▶ [WRITTEN TASK]
Restate each line word for word. Leave out every picture.
---
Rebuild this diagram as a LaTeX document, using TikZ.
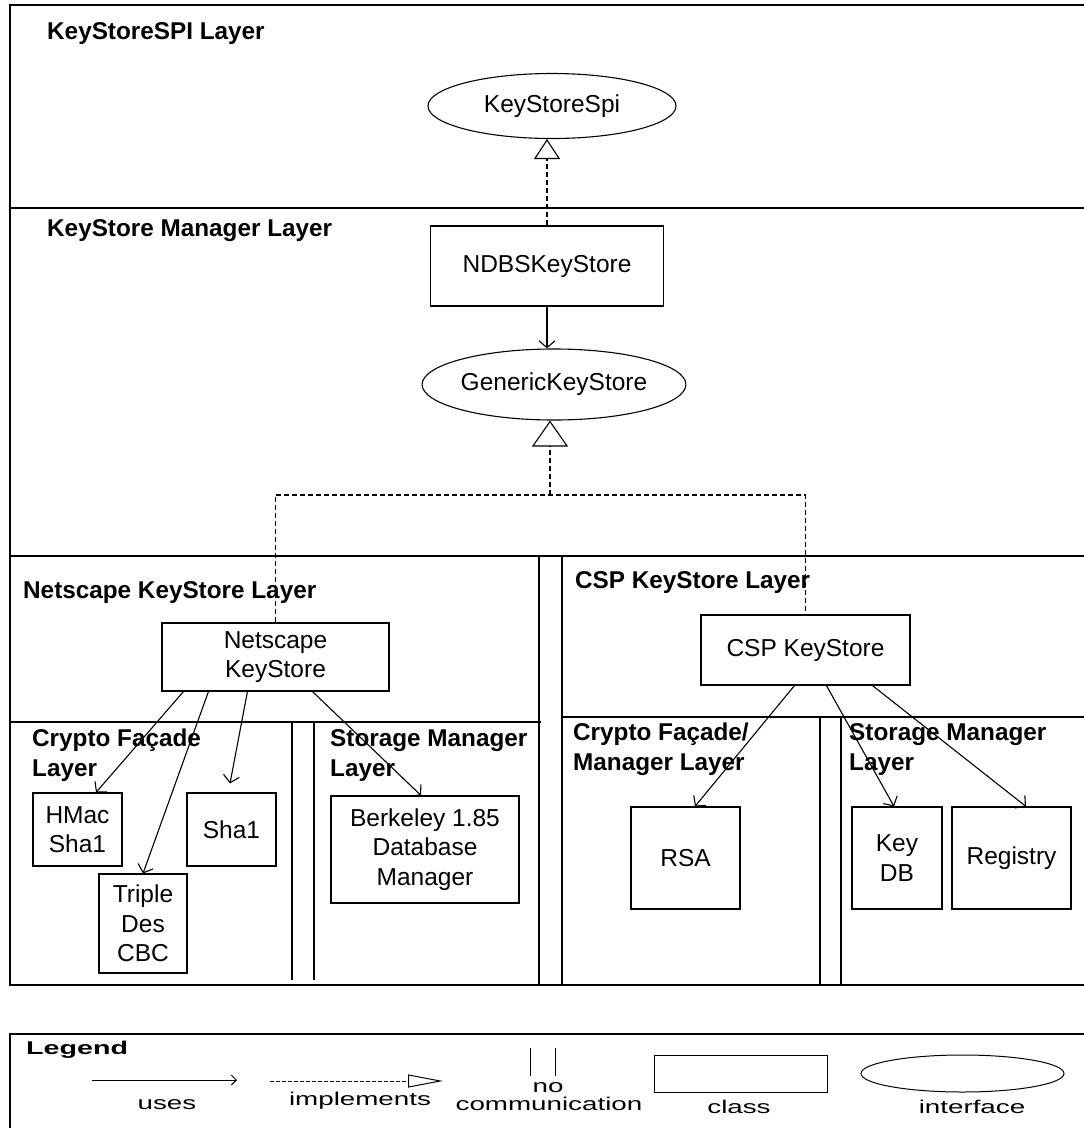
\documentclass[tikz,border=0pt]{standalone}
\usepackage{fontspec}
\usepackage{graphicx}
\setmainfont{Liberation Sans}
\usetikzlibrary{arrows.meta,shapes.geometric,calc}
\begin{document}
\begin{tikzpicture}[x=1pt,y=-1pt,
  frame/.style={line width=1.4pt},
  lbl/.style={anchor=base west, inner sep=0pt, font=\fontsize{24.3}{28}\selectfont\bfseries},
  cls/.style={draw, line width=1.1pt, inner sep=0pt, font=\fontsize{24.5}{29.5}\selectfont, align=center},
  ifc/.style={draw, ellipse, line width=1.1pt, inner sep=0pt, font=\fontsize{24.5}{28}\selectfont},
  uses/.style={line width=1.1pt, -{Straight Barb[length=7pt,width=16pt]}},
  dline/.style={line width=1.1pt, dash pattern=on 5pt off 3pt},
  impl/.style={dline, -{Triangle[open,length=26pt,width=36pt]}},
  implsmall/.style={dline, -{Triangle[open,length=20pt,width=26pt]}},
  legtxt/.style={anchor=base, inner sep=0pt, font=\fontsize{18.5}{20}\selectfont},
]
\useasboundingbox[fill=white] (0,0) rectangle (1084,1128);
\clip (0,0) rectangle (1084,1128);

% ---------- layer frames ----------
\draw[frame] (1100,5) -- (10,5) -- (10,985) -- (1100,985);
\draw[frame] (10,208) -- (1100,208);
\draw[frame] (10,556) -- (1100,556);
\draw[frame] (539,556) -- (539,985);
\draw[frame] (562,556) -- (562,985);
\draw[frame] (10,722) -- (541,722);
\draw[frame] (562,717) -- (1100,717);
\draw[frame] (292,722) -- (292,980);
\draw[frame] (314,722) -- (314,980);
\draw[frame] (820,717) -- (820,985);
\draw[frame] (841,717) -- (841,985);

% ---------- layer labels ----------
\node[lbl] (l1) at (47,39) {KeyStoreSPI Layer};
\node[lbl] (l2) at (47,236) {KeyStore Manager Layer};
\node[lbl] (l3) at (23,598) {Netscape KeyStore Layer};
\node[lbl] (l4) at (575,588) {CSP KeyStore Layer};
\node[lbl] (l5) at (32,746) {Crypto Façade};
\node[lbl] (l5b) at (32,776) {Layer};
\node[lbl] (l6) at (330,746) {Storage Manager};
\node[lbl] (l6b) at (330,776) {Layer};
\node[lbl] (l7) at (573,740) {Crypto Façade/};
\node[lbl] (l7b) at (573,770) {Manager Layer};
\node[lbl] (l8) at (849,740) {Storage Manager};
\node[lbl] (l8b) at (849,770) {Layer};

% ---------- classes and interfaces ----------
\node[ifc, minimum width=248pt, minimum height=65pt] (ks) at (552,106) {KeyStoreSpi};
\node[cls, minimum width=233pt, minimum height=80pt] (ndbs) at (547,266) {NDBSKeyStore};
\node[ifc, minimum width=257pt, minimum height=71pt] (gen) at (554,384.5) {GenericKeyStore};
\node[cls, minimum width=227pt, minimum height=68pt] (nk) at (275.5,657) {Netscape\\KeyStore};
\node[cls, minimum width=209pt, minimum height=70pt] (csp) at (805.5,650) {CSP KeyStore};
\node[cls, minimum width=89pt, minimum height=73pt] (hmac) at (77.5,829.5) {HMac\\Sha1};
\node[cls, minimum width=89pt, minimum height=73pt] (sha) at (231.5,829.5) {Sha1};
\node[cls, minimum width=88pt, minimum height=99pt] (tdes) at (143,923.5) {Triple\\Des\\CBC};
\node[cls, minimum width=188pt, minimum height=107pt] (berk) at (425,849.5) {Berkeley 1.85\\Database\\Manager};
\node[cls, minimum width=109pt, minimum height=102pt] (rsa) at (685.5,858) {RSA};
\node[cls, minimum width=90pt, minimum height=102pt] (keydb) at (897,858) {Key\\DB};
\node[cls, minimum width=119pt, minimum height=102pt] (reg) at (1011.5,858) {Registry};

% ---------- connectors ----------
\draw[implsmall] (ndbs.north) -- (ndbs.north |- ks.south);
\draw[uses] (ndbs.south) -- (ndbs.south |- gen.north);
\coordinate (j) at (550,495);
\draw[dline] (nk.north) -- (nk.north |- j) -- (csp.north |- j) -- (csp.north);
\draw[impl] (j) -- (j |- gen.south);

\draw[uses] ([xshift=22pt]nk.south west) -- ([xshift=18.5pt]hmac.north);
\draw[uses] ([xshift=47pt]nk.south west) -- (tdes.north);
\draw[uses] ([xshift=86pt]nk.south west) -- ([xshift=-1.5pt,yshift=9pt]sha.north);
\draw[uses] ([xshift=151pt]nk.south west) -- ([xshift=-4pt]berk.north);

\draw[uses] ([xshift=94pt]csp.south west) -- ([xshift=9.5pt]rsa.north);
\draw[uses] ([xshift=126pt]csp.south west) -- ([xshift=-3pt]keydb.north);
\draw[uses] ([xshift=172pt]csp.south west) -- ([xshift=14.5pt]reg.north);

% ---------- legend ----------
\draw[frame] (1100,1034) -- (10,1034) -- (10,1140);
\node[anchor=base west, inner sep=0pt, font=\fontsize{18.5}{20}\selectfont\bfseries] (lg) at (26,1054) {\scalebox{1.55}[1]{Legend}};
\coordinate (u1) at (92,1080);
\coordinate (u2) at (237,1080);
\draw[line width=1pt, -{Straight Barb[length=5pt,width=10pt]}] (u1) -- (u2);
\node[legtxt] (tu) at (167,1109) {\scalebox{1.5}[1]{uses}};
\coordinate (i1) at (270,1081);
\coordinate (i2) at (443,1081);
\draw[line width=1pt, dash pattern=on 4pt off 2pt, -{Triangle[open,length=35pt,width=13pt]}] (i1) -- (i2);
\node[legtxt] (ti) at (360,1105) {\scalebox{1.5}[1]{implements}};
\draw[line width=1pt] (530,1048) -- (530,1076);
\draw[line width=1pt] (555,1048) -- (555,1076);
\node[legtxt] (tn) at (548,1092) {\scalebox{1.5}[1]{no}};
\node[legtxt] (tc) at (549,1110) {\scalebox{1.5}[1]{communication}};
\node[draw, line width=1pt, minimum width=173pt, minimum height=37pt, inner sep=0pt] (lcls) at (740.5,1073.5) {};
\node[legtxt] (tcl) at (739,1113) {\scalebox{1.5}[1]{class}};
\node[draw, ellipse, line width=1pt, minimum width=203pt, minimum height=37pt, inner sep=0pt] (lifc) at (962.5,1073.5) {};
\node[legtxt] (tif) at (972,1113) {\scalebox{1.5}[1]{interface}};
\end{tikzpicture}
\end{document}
---
▶ [TASK SOLUTION]
Rebuild this diagram as a LaTeX document, using TikZ.
\documentclass[tikz,border=0pt]{standalone}
\usepackage{fontspec}
\usepackage{graphicx}
\setmainfont{Liberation Sans}
\usetikzlibrary{arrows.meta,shapes.geometric,calc}
\begin{document}
\begin{tikzpicture}[x=1pt,y=-1pt,
  frame/.style={line width=1.4pt},
  lbl/.style={anchor=base west, inner sep=0pt, font=\fontsize{24.3}{28}\selectfont\bfseries},
  cls/.style={draw, line width=1.1pt, inner sep=0pt, font=\fontsize{24.5}{29.5}\selectfont, align=center},
  ifc/.style={draw, ellipse, line width=1.1pt, inner sep=0pt, font=\fontsize{24.5}{28}\selectfont},
  uses/.style={line width=1.1pt, -{Straight Barb[length=7pt,width=16pt]}},
  dline/.style={line width=1.1pt, dash pattern=on 5pt off 3pt},
  impl/.style={dline, -{Triangle[open,length=26pt,width=36pt]}},
  implsmall/.style={dline, -{Triangle[open,length=20pt,width=26pt]}},
  legtxt/.style={anchor=base, inner sep=0pt, font=\fontsize{18.5}{20}\selectfont},
]
\useasboundingbox[fill=white] (0,0) rectangle (1084,1128);
\clip (0,0) rectangle (1084,1128);

% ---------- layer frames ----------
\draw[frame] (1100,5) -- (10,5) -- (10,985) -- (1100,985);
\draw[frame] (10,208) -- (1100,208);
\draw[frame] (10,556) -- (1100,556);
\draw[frame] (539,556) -- (539,985);
\draw[frame] (562,556) -- (562,985);
\draw[frame] (10,722) -- (541,722);
\draw[frame] (562,717) -- (1100,717);
\draw[frame] (292,722) -- (292,980);
\draw[frame] (314,722) -- (314,980);
\draw[frame] (820,717) -- (820,985);
\draw[frame] (841,717) -- (841,985);

% ---------- layer labels ----------
\node[lbl] (l1) at (47,39) {KeyStoreSPI Layer};
\node[lbl] (l2) at (47,236) {KeyStore Manager Layer};
\node[lbl] (l3) at (23,598) {Netscape KeyStore Layer};
\node[lbl] (l4) at (575,588) {CSP KeyStore Layer};
\node[lbl] (l5) at (32,746) {Crypto Façade};
\node[lbl] (l5b) at (32,776) {Layer};
\node[lbl] (l6) at (330,746) {Storage Manager};
\node[lbl] (l6b) at (330,776) {Layer};
\node[lbl] (l7) at (573,740) {Crypto Façade/};
\node[lbl] (l7b) at (573,770) {Manager Layer};
\node[lbl] (l8) at (849,740) {Storage Manager};
\node[lbl] (l8b) at (849,770) {Layer};

% ---------- classes and interfaces ----------
\node[ifc, minimum width=248pt, minimum height=65pt] (ks) at (552,106) {KeyStoreSpi};
\node[cls, minimum width=233pt, minimum height=80pt] (ndbs) at (547,266) {NDBSKeyStore};
\node[ifc, minimum width=257pt, minimum height=71pt] (gen) at (554,384.5) {GenericKeyStore};
\node[cls, minimum width=227pt, minimum height=68pt] (nk) at (275.5,657) {Netscape\\KeyStore};
\node[cls, minimum width=209pt, minimum height=70pt] (csp) at (805.5,650) {CSP KeyStore};
\node[cls, minimum width=89pt, minimum height=73pt] (hmac) at (77.5,829.5) {HMac\\Sha1};
\node[cls, minimum width=89pt, minimum height=73pt] (sha) at (231.5,829.5) {Sha1};
\node[cls, minimum width=88pt, minimum height=99pt] (tdes) at (143,923.5) {Triple\\Des\\CBC};
\node[cls, minimum width=188pt, minimum height=107pt] (berk) at (425,849.5) {Berkeley 1.85\\Database\\Manager};
\node[cls, minimum width=109pt, minimum height=102pt] (rsa) at (685.5,858) {RSA};
\node[cls, minimum width=90pt, minimum height=102pt] (keydb) at (897,858) {Key\\DB};
\node[cls, minimum width=119pt, minimum height=102pt] (reg) at (1011.5,858) {Registry};

% ---------- connectors ----------
\draw[implsmall] (ndbs.north) -- (ndbs.north |- ks.south);
\draw[uses] (ndbs.south) -- (ndbs.south |- gen.north);
\coordinate (j) at (550,495);
\draw[dline] (nk.north) -- (nk.north |- j) -- (csp.north |- j) -- (csp.north);
\draw[impl] (j) -- (j |- gen.south);

\draw[uses] ([xshift=22pt]nk.south west) -- ([xshift=18.5pt]hmac.north);
\draw[uses] ([xshift=47pt]nk.south west) -- (tdes.north);
\draw[uses] ([xshift=86pt]nk.south west) -- ([xshift=-1.5pt,yshift=9pt]sha.north);
\draw[uses] ([xshift=151pt]nk.south west) -- ([xshift=-4pt]berk.north);

\draw[uses] ([xshift=94pt]csp.south west) -- ([xshift=9.5pt]rsa.north);
\draw[uses] ([xshift=126pt]csp.south west) -- ([xshift=-3pt]keydb.north);
\draw[uses] ([xshift=172pt]csp.south west) -- ([xshift=14.5pt]reg.north);

% ---------- legend ----------
\draw[frame] (1100,1034) -- (10,1034) -- (10,1140);
\node[anchor=base west, inner sep=0pt, font=\fontsize{18.5}{20}\selectfont\bfseries] (lg) at (26,1054) {\scalebox{1.55}[1]{Legend}};
\coordinate (u1) at (92,1080);
\coordinate (u2) at (237,1080);
\draw[line width=1pt, -{Straight Barb[length=5pt,width=10pt]}] (u1) -- (u2);
\node[legtxt] (tu) at (167,1109) {\scalebox{1.5}[1]{uses}};
\coordinate (i1) at (270,1081);
\coordinate (i2) at (443,1081);
\draw[line width=1pt, dash pattern=on 4pt off 2pt, -{Triangle[open,length=35pt,width=13pt]}] (i1) -- (i2);
\node[legtxt] (ti) at (360,1105) {\scalebox{1.5}[1]{implements}};
\draw[line width=1pt] (530,1048) -- (530,1076);
\draw[line width=1pt] (555,1048) -- (555,1076);
\node[legtxt] (tn) at (548,1092) {\scalebox{1.5}[1]{no}};
\node[legtxt] (tc) at (549,1110) {\scalebox{1.5}[1]{communication}};
\node[draw, line width=1pt, minimum width=173pt, minimum height=37pt, inner sep=0pt] (lcls) at (740.5,1073.5) {};
\node[legtxt] (tcl) at (739,1113) {\scalebox{1.5}[1]{class}};
\node[draw, ellipse, line width=1pt, minimum width=203pt, minimum height=37pt, inner sep=0pt] (lifc) at (962.5,1073.5) {};
\node[legtxt] (tif) at (972,1113) {\scalebox{1.5}[1]{interface}};
\end{tikzpicture}
\end{document}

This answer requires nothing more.